* _TASK REQUIREMENTS_
The data below holds a line containing "Clone this chart in Bokeh." and a line containing "bounds = [float(i) for i in range(n + 1)]"; please quote exactly those two lines and every line between them, and nothing else.

* _TASK DATA_
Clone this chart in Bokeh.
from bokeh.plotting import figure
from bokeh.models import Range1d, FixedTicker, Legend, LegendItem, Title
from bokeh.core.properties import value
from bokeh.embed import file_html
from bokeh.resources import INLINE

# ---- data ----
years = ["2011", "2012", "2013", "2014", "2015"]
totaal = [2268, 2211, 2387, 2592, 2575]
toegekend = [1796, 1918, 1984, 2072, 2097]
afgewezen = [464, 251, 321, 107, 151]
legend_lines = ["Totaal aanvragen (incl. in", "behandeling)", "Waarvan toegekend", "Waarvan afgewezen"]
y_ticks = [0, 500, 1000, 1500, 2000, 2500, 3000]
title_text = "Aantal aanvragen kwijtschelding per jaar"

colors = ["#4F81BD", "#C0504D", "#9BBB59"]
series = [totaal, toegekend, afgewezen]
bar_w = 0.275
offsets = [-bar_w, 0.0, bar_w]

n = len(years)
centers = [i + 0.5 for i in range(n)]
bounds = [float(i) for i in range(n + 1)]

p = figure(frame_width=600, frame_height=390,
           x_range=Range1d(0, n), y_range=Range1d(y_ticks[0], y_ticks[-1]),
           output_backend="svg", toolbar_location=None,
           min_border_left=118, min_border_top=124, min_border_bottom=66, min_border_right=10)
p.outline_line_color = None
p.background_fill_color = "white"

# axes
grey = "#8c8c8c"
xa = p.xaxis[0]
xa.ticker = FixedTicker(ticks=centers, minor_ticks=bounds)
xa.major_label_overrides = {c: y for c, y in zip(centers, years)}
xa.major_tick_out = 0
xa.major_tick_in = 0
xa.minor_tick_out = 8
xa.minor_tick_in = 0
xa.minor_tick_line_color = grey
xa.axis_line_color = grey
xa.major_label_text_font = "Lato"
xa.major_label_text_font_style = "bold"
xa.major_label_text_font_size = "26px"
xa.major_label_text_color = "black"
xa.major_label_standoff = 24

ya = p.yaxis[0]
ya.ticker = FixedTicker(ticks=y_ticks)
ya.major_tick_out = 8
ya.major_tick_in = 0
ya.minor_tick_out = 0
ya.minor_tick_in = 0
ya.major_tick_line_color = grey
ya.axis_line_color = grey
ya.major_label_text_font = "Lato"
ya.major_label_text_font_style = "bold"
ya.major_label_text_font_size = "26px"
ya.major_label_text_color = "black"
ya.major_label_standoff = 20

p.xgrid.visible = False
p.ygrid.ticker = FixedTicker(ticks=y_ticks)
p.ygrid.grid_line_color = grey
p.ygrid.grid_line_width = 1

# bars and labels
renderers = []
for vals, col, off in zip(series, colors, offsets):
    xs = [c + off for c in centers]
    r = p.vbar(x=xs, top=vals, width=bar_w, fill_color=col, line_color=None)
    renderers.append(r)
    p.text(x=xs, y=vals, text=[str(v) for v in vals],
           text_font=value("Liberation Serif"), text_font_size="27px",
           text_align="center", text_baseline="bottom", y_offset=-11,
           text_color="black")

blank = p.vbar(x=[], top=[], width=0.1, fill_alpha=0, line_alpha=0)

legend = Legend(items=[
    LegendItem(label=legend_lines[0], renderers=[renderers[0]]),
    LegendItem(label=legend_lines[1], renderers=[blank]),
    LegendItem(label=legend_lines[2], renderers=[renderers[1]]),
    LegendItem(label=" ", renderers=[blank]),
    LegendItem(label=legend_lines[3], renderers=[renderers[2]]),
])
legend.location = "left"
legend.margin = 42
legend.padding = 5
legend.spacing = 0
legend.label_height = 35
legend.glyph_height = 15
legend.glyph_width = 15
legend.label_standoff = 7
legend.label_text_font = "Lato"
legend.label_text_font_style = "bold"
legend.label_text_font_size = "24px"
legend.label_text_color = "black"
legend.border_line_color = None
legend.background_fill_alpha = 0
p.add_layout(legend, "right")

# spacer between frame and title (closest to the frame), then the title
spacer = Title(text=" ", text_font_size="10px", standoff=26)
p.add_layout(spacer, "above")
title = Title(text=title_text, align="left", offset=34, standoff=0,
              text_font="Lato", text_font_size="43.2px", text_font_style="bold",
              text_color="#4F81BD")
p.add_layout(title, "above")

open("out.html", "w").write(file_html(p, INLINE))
==
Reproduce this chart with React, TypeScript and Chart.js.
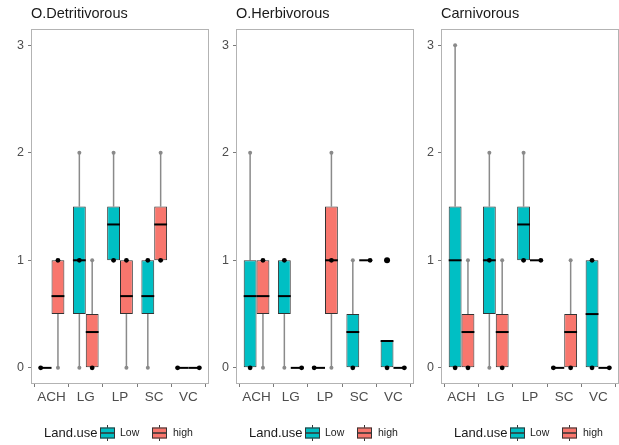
* * *
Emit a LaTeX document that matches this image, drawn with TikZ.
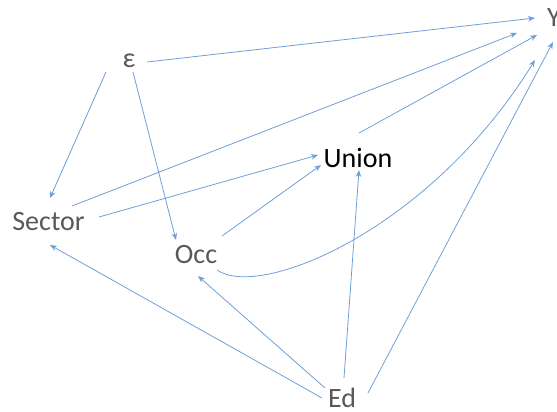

* _THE OUTPUT_
Clone this chart in Bokeh.
from bokeh.plotting import figure
from bokeh.models import Range1d, FixedTicker, Legend, LegendItem, Title
from bokeh.core.properties import value
from bokeh.embed import file_html
from bokeh.resources import INLINE

# ---- data ----
years = ["2011", "2012", "2013", "2014", "2015"]
totaal = [2268, 2211, 2387, 2592, 2575]
toegekend = [1796, 1918, 1984, 2072, 2097]
afgewezen = [464, 251, 321, 107, 151]
legend_lines = ["Totaal aanvragen (incl. in", "behandeling)", "Waarvan toegekend", "Waarvan afgewezen"]
y_ticks = [0, 500, 1000, 1500, 2000, 2500, 3000]
title_text = "Aantal aanvragen kwijtschelding per jaar"

colors = ["#4F81BD", "#C0504D", "#9BBB59"]
series = [totaal, toegekend, afgewezen]
bar_w = 0.275
offsets = [-bar_w, 0.0, bar_w]

n = len(years)
centers = [i + 0.5 for i in range(n)]
bounds = [float(i) for i in range(n + 1)]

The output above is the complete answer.